A business continuity plan provides prioritisation and direction under pressure. When faced with unanticipated events and disruptions, business continuity supplies a road map for continued operation and fewer mistakes or surprises. This is important for a number of reasons:
If you feel like there have been more than the average number of disruptive events within the last few years, you may be right. Recent research suggests that outages which cause a significant disruption of service are becoming more severe, more costly and longer in duration.
With disruptions and outages on the rise, those businesses which are able to field an effective business continuity plan will have a clear competitive advantage over organisations that do not.
A business continuity plan will not prevent emergencies from occurring—an earthquake, a third-party data breach, or even a network hardware failure are all beyond the ability of a BCP to avert. What a business continuity plan can do, however, is prevent and minimise business disruption as a result of these emergencies.
An effective business continuity plan outlines the steps your organisation will need to take to reduce the severity and length of disruptions. By including a thorough analysis of potential threats, listing off-site and on-site emergency contact information, and detailing strategies and responsibilities for each emergent event, your organisation will have the direction it needs to mitigate potential damages.
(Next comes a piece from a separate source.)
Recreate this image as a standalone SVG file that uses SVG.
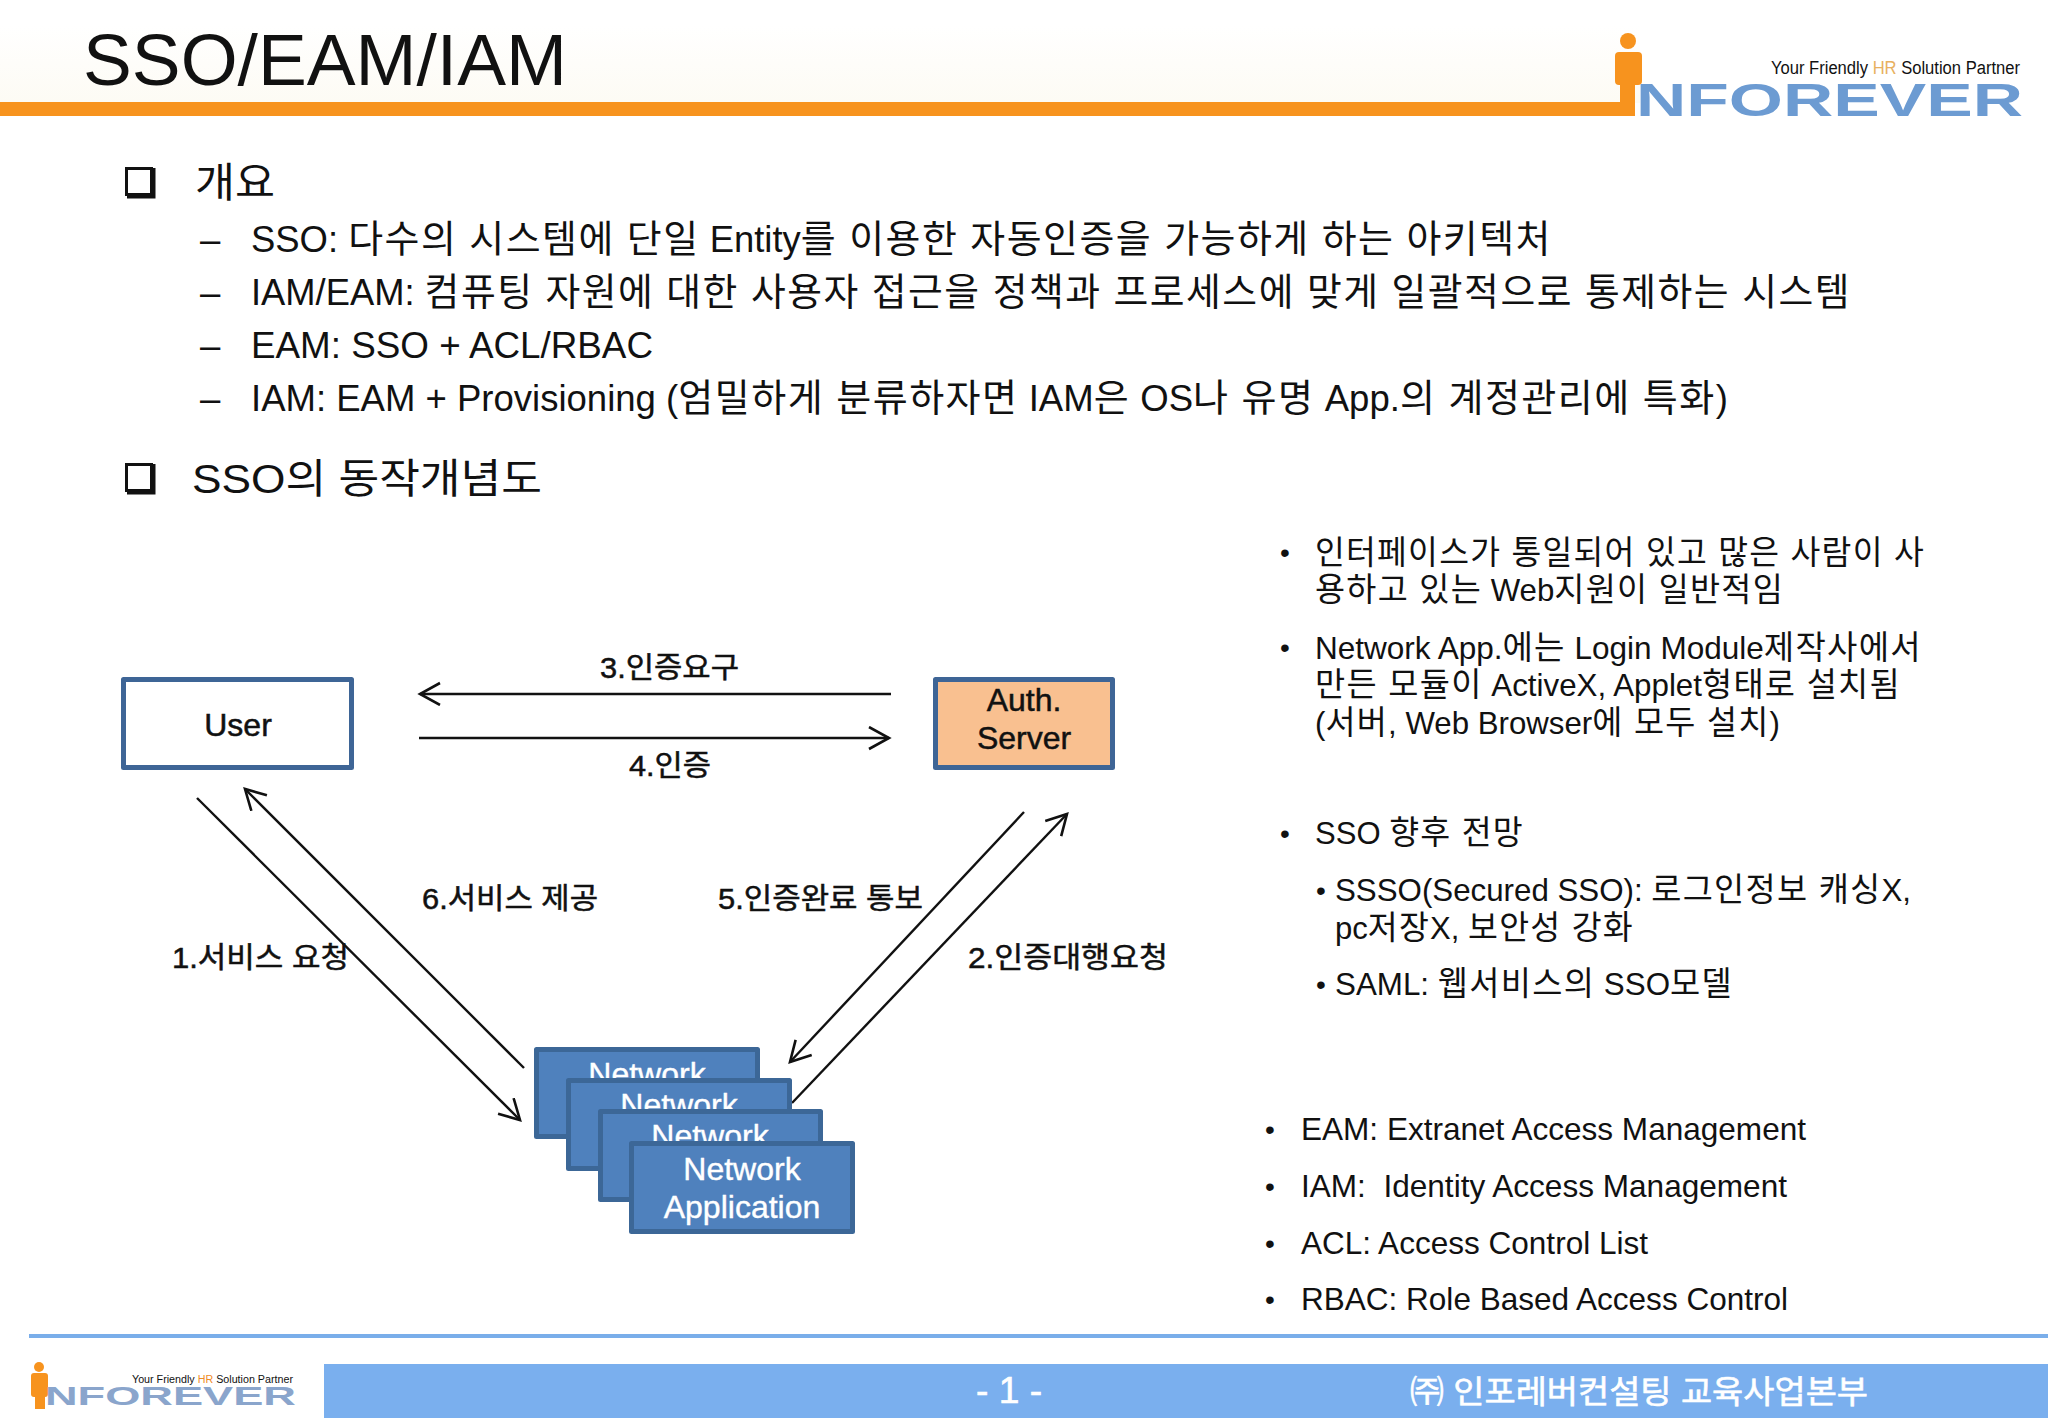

Business continuity is a good idea for any business in any industry. But for some critical organisations, having a business continuity plan is mandated by law. Businesses within the government, financial and healthcare sectors, for example, are held strictly accountable for the state of their operations and data in the event of a disruption. Other businesses in other industries may likewise be liable for damages as a result of failed business continuity.
Business continuity planning provides a number of advantages to your organisation. Here, we detail several of the most noteworthy benefits:
A reliable business continuity plan will allow you to remain in operation even in the event of a potentially disruptive emergency.
Effectively handling emergency situations without a noticeable drop in services demonstrates the quality of your business, improving customer satisfaction in the process.
Customers rely on your business for many things—their digital services, food, access to money or payments, healthcare, communication—and your continuity enables their continuity. They are also more aware than ever of the need for reliable data security in the organisations they choose to do business with. When disruptions occur, they expect businesses to bounce back quickly. Effective business continuity demonstrates an organisation’s commitment to serving its customers, regardless of what might be happening.
When employees understand the steps they need to take in the event of an emergency, they are more confident in their company’s leadership, and more willing to trust its decisions. Additionally, as employees are trained in effective business continuity, they become more skilled at resolving smaller, less-dire disruptions and emergencies and experience less stress under pressure.
Despite the obvious advantages, many organisations have little-to-no business continuity in place. As such, when disruptions occur and those organisations are left unable to function effectively, their customers will likely flock to the businesses that are able to weather the storm. In fact, in a study of nearly 1,800 companies across a 25-year period, resilience in the face of emerging events accounts for approximately 30% of long-term performance (source: BCG Henderson Institute).
There are a number of business advantages associated with BCP, but make sure not to overlook the financial advantages. Financial losses as a result of a business disruption—including system failures, power loss and data breaches—can have a significant negative impact on your organisation; business continuity management helps prevent or lessen this risk.